=== Job ===
Start at the line containing "Rebuild this chart" and stop at the line containing "1.62, 0.76, 0.95, 0.68, 1.05, 3.37, 3.23, 4.7, 2.22, 4.6]"; copy those lines exactly, both ends included, and no others.

[Rows from a dataset of charts and code]
═══

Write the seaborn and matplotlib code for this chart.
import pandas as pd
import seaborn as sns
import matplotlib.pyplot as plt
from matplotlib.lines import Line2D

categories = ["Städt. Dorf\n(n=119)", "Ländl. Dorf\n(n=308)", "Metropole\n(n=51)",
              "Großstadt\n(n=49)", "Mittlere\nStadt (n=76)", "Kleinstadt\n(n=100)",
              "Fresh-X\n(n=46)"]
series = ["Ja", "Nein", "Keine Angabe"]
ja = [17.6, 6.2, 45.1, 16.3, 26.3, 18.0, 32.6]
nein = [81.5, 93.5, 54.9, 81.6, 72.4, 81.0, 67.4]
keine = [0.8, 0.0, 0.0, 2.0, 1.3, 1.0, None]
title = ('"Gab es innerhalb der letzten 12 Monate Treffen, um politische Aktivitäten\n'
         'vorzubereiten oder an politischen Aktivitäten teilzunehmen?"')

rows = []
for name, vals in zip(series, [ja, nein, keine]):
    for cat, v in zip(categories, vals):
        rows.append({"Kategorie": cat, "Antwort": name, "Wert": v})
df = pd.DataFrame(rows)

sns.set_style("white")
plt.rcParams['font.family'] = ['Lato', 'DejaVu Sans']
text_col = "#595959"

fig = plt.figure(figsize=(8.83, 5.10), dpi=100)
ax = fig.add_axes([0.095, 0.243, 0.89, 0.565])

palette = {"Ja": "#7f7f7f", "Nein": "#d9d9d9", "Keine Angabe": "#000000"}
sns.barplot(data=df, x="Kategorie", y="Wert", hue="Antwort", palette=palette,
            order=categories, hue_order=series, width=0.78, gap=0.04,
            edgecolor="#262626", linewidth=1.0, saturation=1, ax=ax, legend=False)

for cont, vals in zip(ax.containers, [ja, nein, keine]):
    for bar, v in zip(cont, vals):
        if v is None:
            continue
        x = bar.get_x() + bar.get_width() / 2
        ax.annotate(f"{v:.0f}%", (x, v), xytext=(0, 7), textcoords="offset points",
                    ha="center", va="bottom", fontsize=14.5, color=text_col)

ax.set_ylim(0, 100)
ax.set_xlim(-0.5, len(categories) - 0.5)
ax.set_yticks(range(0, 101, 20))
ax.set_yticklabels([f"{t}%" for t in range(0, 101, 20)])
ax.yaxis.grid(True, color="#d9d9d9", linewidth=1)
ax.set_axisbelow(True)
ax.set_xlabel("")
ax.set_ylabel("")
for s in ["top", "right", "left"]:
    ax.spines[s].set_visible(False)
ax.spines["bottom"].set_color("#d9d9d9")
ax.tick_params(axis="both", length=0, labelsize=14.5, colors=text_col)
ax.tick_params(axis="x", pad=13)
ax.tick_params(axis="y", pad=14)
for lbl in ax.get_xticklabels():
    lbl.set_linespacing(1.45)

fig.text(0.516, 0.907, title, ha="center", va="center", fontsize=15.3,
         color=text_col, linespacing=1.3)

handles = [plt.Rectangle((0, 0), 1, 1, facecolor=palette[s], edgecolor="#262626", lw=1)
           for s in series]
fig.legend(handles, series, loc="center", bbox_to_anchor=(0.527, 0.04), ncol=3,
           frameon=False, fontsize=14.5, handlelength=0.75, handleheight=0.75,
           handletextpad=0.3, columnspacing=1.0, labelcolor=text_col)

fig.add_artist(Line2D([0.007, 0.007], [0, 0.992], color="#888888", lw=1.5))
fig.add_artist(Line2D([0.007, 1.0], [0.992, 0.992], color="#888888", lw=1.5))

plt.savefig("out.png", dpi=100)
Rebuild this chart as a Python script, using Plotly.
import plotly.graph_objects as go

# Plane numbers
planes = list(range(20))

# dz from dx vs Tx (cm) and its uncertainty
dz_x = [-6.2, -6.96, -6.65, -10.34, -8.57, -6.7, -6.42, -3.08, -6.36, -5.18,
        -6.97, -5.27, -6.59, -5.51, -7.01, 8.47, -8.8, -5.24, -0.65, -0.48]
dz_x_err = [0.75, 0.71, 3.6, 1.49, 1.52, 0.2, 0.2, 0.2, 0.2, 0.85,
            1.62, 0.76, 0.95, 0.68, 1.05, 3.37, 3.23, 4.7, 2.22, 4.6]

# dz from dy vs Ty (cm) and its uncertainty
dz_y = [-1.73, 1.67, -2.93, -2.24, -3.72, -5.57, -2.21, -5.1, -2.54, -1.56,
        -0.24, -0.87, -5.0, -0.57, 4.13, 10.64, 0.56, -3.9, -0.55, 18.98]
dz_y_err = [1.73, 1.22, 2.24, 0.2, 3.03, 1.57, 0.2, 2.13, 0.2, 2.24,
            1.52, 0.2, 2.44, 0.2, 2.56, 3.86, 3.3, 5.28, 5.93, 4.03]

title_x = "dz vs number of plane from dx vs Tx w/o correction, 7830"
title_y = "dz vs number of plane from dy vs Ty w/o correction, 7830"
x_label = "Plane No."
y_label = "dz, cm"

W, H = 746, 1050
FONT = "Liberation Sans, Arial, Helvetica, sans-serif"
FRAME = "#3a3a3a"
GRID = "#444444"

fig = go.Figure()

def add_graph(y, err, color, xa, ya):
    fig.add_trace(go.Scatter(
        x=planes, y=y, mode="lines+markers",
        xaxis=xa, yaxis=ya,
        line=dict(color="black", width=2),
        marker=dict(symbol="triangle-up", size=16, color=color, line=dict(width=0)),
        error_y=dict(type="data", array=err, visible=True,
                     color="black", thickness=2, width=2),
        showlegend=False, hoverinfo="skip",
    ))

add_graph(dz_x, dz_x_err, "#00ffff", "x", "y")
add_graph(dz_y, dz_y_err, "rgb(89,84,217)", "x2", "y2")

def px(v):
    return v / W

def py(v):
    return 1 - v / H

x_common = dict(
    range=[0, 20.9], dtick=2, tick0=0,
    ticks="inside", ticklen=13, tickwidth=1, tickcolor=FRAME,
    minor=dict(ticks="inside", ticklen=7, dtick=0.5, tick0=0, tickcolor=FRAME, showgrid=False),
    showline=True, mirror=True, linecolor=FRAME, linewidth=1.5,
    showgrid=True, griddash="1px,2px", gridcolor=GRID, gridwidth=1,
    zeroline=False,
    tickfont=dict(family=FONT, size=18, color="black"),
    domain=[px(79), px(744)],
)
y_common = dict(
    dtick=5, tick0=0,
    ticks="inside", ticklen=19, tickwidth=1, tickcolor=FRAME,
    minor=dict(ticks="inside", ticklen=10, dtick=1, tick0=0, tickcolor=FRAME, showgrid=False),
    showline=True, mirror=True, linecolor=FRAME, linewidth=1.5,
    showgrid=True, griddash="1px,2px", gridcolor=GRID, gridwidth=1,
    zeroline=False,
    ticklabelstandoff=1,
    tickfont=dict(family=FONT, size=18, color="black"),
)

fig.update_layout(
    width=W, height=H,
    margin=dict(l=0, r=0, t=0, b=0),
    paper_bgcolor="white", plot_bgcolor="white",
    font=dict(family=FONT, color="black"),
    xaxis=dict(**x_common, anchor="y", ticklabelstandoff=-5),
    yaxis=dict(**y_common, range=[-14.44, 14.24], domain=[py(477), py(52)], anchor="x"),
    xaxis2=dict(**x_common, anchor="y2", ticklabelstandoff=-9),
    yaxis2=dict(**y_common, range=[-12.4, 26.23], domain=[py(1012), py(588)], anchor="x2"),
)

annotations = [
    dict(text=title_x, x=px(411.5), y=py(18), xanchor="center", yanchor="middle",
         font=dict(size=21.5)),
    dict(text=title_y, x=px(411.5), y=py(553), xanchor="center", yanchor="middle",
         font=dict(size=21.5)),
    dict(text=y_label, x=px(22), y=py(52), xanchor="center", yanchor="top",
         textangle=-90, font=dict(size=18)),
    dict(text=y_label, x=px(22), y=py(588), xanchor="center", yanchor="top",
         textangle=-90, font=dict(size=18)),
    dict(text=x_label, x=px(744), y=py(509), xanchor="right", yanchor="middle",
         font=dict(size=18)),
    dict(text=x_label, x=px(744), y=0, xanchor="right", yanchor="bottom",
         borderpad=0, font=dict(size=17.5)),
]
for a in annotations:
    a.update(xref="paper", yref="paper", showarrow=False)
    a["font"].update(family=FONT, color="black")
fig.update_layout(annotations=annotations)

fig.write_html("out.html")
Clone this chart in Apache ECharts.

═══

=== Result of this exercise ===
Rebuild this chart as a Python script, using Plotly.
import plotly.graph_objects as go

# Plane numbers
planes = list(range(20))

# dz from dx vs Tx (cm) and its uncertainty
dz_x = [-6.2, -6.96, -6.65, -10.34, -8.57, -6.7, -6.42, -3.08, -6.36, -5.18,
        -6.97, -5.27, -6.59, -5.51, -7.01, 8.47, -8.8, -5.24, -0.65, -0.48]
dz_x_err = [0.75, 0.71, 3.6, 1.49, 1.52, 0.2, 0.2, 0.2, 0.2, 0.85,
            1.62, 0.76, 0.95, 0.68, 1.05, 3.37, 3.23, 4.7, 2.22, 4.6]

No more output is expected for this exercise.